Наконец, главное. В опусе «Опись», трактующем шедевры словесности ХХ века, собственно словесности не посвящено ни строчки. Изображены ее разрозненные осколки, разноцветные стеклышки, не складывающиеся в витраж. У Бегбедера нет никакой генеральной концепции - пусть бы даже эта концепция сводилась к чисто вкусовому, волюнтаристскому «нравится - не нравится». Он не чувствует литературу как целое. Она не существует для него как единое течение с его извилистым руслом, отмелями, старицами и стрежнями; едва хоть намек на подобное понимание случайно вырывается из-под авторских пальцев на экран лэптопа, автор спешит встряхнуться: «О господи, не пора ли мне кончать со своими слезливыми кривляньями?» И вновь перейти от слез - к сальностям, от «кривляний» - к петросяновским ухмылкам.

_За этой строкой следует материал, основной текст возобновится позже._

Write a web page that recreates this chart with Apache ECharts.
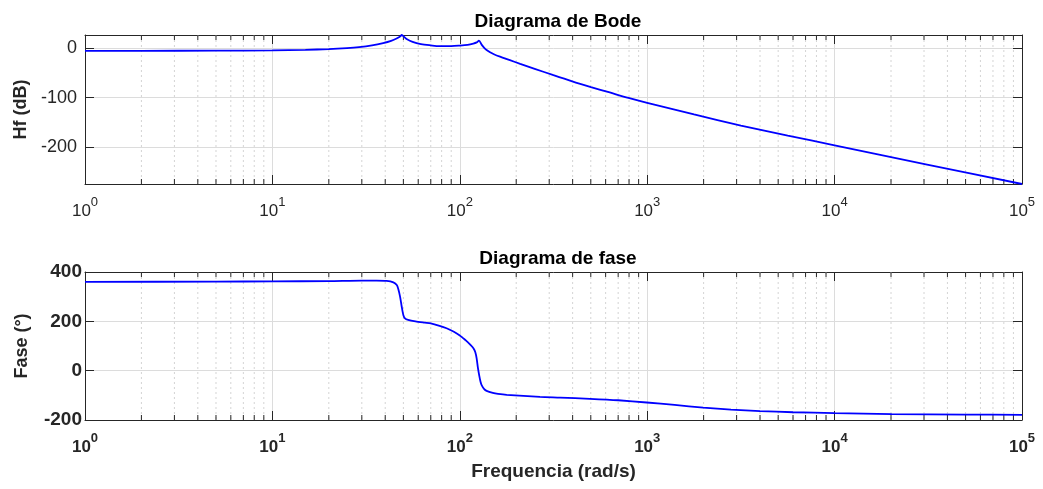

Не поток, проницающий времена, а дробные голубиные глоточки: промочили горло и скорей подальше от берега, а то кувыркнемся в воду, не умеючи плавать. Завтра еще сюда заскочим. Послезавтра - еще. Мы ведь пьем из волны, чтобы жить, а не живем, чтобы пить из волны.
Взявшись за юбилейный гуж из 50 громких имен, Бегбедер, конечно, подставился. Соберите под одним переплетом его рецензии на свежие книжки - никаких особых пороков в его критической манере не обнаружится. Он такой же, как мириады его коллег, заурядных СМИшных обозревателей, парижских ли, московских. Можно подумать, хоть кто-то из них в состоянии подняться над материалом на высоту птичьего полета. Не то чтобы крылья подрезаны - от поденщины не продохнешь. Везет кинокритикам: фильмов выходит уйма, но не такая уйма, как книг. Освоить бы хоть несколько, наудачу выхватив их с безнадежно затоваренных полок, и на их примере презентовать литературный процесс потребителю. То бишь мелко-мелко его - процесс, а не потребителя - нашинковать. Pars pro toto per te.
Это сейчас единственный выход. Без всякой иронии - единственный. Самим противно, да что делать. Словесность вещь занудная, малоденежная, но до сих пор статусная. Вовсе обойтись без ее освещения покамест нельзя. А жаль.